Return the listing below unchanged, minus its pictures.

_Given material_:
•••
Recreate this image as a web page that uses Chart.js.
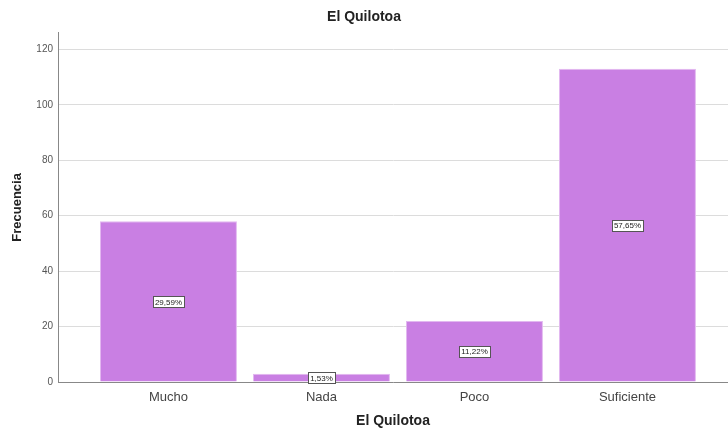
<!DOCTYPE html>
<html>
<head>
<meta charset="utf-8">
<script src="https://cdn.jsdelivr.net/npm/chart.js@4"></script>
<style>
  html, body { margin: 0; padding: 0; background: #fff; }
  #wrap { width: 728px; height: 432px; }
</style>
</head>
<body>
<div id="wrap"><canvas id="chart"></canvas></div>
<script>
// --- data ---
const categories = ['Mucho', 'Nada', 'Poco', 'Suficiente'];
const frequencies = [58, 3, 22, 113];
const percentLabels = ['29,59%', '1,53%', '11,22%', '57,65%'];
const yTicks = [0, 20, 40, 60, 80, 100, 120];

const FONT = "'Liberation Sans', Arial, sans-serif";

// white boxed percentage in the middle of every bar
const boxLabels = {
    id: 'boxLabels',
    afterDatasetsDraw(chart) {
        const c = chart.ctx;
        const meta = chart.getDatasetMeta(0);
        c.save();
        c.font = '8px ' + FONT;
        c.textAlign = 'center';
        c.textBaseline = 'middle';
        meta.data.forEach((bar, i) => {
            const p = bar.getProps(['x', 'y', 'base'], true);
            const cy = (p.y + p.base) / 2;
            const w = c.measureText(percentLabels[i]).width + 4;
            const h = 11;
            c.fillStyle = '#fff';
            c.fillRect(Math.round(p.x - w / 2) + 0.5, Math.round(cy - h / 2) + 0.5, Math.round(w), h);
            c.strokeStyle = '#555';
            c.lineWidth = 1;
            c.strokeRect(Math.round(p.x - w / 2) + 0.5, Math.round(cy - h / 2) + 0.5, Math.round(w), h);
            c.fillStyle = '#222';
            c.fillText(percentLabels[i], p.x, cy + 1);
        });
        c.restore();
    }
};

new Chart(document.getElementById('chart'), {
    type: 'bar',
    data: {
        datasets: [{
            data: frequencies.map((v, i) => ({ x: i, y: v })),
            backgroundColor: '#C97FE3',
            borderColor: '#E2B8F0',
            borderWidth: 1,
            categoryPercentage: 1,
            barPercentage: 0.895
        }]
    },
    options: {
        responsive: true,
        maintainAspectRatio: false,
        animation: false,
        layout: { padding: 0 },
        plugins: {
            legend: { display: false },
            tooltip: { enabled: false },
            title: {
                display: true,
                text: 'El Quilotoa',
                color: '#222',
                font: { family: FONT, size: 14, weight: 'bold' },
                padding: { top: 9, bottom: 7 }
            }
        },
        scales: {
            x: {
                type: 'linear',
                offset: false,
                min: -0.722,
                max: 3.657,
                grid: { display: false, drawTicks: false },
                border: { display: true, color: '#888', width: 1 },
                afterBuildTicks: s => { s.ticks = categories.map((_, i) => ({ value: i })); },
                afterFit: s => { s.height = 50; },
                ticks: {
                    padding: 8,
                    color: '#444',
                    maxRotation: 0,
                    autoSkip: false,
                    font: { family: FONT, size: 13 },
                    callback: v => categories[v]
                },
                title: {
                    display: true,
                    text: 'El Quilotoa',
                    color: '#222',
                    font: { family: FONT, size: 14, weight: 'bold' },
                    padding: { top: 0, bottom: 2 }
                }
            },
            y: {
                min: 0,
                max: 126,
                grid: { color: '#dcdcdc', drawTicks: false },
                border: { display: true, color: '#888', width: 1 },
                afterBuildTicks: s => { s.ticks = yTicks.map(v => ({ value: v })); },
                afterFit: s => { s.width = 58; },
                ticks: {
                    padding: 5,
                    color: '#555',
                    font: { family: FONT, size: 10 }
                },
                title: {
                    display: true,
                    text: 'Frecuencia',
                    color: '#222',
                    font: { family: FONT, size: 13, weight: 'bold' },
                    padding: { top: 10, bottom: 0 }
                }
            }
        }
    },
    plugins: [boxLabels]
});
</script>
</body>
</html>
•••
_Answer to this problem_:
Recreate this image as a web page that uses Chart.js.
<!DOCTYPE html>
<html>
<head>
<meta charset="utf-8">
<script src="https://cdn.jsdelivr.net/npm/chart.js@4"></script>
<style>
  html, body { margin: 0; padding: 0; background: #fff; }
  #wrap { width: 728px; height: 432px; }
</style>
</head>
<body>
<div id="wrap"><canvas id="chart"></canvas></div>
<script>
// --- data ---
const categories = ['Mucho', 'Nada', 'Poco', 'Suficiente'];
const frequencies = [58, 3, 22, 113];
const percentLabels = ['29,59%', '1,53%', '11,22%', '57,65%'];
const yTicks = [0, 20, 40, 60, 80, 100, 120];

const FONT = "'Liberation Sans', Arial, sans-serif";

// white boxed percentage in the middle of every bar
const boxLabels = {
    id: 'boxLabels',
    afterDatasetsDraw(chart) {
        const c = chart.ctx;
        const meta = chart.getDatasetMeta(0);
        c.save();
        c.font = '8px ' + FONT;
        c.textAlign = 'center';
        c.textBaseline = 'middle';
        meta.data.forEach((bar, i) => {
            const p = bar.getProps(['x', 'y', 'base'], true);
            const cy = (p.y + p.base) / 2;
            const w = c.measureText(percentLabels[i]).width + 4;
            const h = 11;
            c.fillStyle = '#fff';
            c.fillRect(Math.round(p.x - w / 2) + 0.5, Math.round(cy - h / 2) + 0.5, Math.round(w), h);
            c.strokeStyle = '#555';
            c.lineWidth = 1;
            c.strokeRect(Math.round(p.x - w / 2) + 0.5, Math.round(cy - h / 2) + 0.5, Math.round(w), h);
            c.fillStyle = '#222';
            c.fillText(percentLabels[i], p.x, cy + 1);
        });
        c.restore();
    }
};

new Chart(document.getElementById('chart'), {
    type: 'bar',
    data: {
        datasets: [{
            data: frequencies.map((v, i) => ({ x: i, y: v })),
            backgroundColor: '#C97FE3',
            borderColor: '#E2B8F0',
            borderWidth: 1,
            categoryPercentage: 1,
            barPercentage: 0.895
        }]
    },
    options: {
        responsive: true,
        maintainAspectRatio: false,
        animation: false,
        layout: { padding: 0 },
        plugins: {
            legend: { display: false },
            tooltip: { enabled: false },
            title: {
                display: true,
                text: 'El Quilotoa',
                color: '#222',
                font: { family: FONT, size: 14, weight: 'bold' },
                padding: { top: 9, bottom: 7 }
            }
        },
        scales: {
            x: {
                type: 'linear',
                offset: false,
                min: -0.722,
                max: 3.657,
                grid: { display: false, drawTicks: false },
                border: { display: true, color: '#888', width: 1 },
                afterBuildTicks: s => { s.ticks = categories.map((_, i) => ({ value: i })); },
                afterFit: s => { s.height = 50; },
                ticks: {
                    padding: 8,
                    color: '#444',
                    maxRotation: 0,
                    autoSkip: false,
                    font: { family: FONT, size: 13 },
                    callback: v => categories[v]
                },
                title: {
                    display: true,
                    text: 'El Quilotoa',
                    color: '#222',
                    font: { family: FONT, size: 14, weight: 'bold' },
                    padding: { top: 0, bottom: 2 }
                }
            },
            y: {
                min: 0,
                max: 126,
                grid: { color: '#dcdcdc', drawTicks: false },
                border: { display: true, color: '#888', width: 1 },
                afterBuildTicks: s => { s.ticks = yTicks.map(v => ({ value: v })); },
                afterFit: s => { s.width = 58; },
                ticks: {
                    padding: 5,
                    color: '#555',
                    font: { family: FONT, size: 10 }
                },
                title: {
                    display: true,
                    text: 'Frecuencia',
                    color: '#222',
                    font: { family: FONT, size: 13, weight: 'bold' },
                    padding: { top: 10, bottom: 0 }
                }
            }
        }
    },
    plugins: [boxLabels]
});
</script>
</body>
</html>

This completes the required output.